LA FÊTE NATIONALE

« La tête roula, et ce qu'il y avait là s'enfuit avec le sang. »

A. de Vigny, Stello.


La Démocratie mitoyenne (entre le marécage et le carnage, — entre Panama et Fourmies) s'enquiert d'une définitive date où se commémorer soi-même, d'un numéro du calendrier qui synthétise la joviale bassesse de ses aspirations.

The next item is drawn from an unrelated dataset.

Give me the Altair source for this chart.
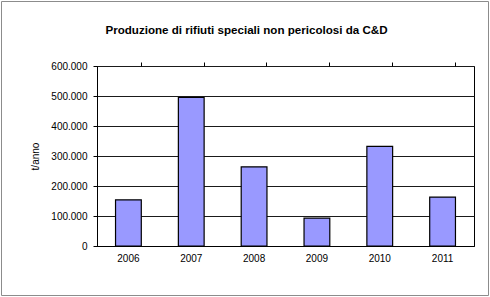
import altair as alt
import pandas as pd

years = ["2006", "2007", "2008", "2009", "2010", "2011"]
values = [154000, 495000, 264000, 93000, 332000, 163000]
y_ticks = [0, 100000, 200000, 300000, 400000, 500000, 600000]

df = pd.DataFrame({"anno": years, "valore": values})

W, H = 377, 180
FONT = "Liberation Sans"

xscale = alt.Scale(paddingInner=0.59, paddingOuter=0.295)
yscale = alt.Scale(domain=[0, 600000])

label_expr = "replace(format(datum.value, ','), ',', '.')"

bars = alt.Chart(df).mark_bar(
    color="#9999FF", stroke="#000000", strokeWidth=1.2
).encode(
    x=alt.X("anno:N", scale=xscale, sort=years,
            axis=alt.Axis(title=None, labelAngle=0, ticks=False, labelPadding=7,
                          domain=True, domainColor="#000000", labelFontSize=10,
                          labelColor="#000000", labelFont=FONT)),
    y=alt.Y("valore:Q", scale=yscale,
            axis=alt.Axis(title="t/anno", values=y_ticks, labelExpr=label_expr,
                          grid=True, gridColor="#1a1a1a", gridWidth=1,
                          domainColor="#000000", tickColor="#000000", tickSize=4,
                          labelPadding=6, labelFontSize=10, labelColor="#000000",
                          labelFont=FONT, titleFont=FONT, titleFontSize=10,
                          titleFontWeight="normal", titleColor="#000000",
                          titlePadding=10)),
)

ticks = alt.Chart(df).mark_bar(opacity=0).encode(
    x=alt.X("anno:N", scale=xscale, sort=years,
            axis=alt.Axis(title=None, labels=False, domain=False, ticks=True,
                          bandPosition=1, tickColor="#000000", tickSize=4)),
)

frame = alt.Chart(alt.Data(values=[{}])).mark_rect(
    fillOpacity=0, stroke="#8c8c8c", strokeWidth=1
).encode(
    x=alt.value(-95.5), x2=alt.value(391.5),
    y=alt.value(-64.5), y2=alt.value(229.5),
)

chart = alt.layer(bars, ticks, frame).resolve_axis(x="independent").properties(
    width=W, height=H,
    title=alt.TitleParams(
        "Produzione di rifiuti speciali non pericolosi da C&D",
        font=FONT, fontSize=11.6, fontWeight="bold", color="#000000",
        anchor="middle", baseline="alphabetic", offset=-45, dx=-39,
    ),
    autosize=alt.AutoSizeParams(type="none"),
    padding={"left": 97, "top": 66, "right": 16, "bottom": 51},
    background="#ffffff",
).configure_view(stroke="#000000", strokeWidth=1)

chart.save("out.html", embed_options={"renderer": "svg", "actions": False})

Ayant pris le fouet, la Bourgeoisie cherche, en des souvenirs pseudo-historiques, la légitimation de son despotisme avare ; elle cherche et se demande si le 21 septembre (où l'on tua des Prussiens) ne serait pas sa raison suffisante, ou le 10 août (où l'on tua des Suisses), ou n'importe quoi.

Il y a bien le 14 juillet, qui célèbre la destruction d'un chef-d'œuvre d'architecture, mais il est convenu que c'est pour le peuple, — qui d'ailleurs s'en moque et troquerait volontiers cette annuelle réjouissance obligatoire contre un peu de justice sociale.

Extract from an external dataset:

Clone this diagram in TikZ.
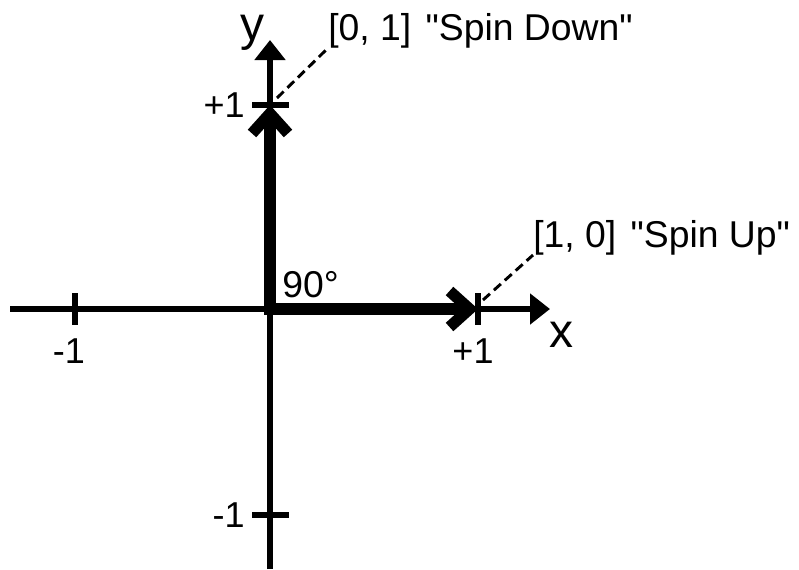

J'ai donc résolu, quoique ces questions me passionnent modérément, — et par dévouement pur à la restauration de la gloire obscurcie de ma patrie, — de venir en aide à la faible imagination des Pupazzi du pont de la Concorde, en leur soumettant très humblement le projet de loi dont voici le sommaire :

« La Fête Nationale est transférée du 14 au 25 juillet. Elle solennise par des réjouissances, publiques l'assassinat d'André Chénier, c'est-à-dire, symboliquement, de la Poésie.»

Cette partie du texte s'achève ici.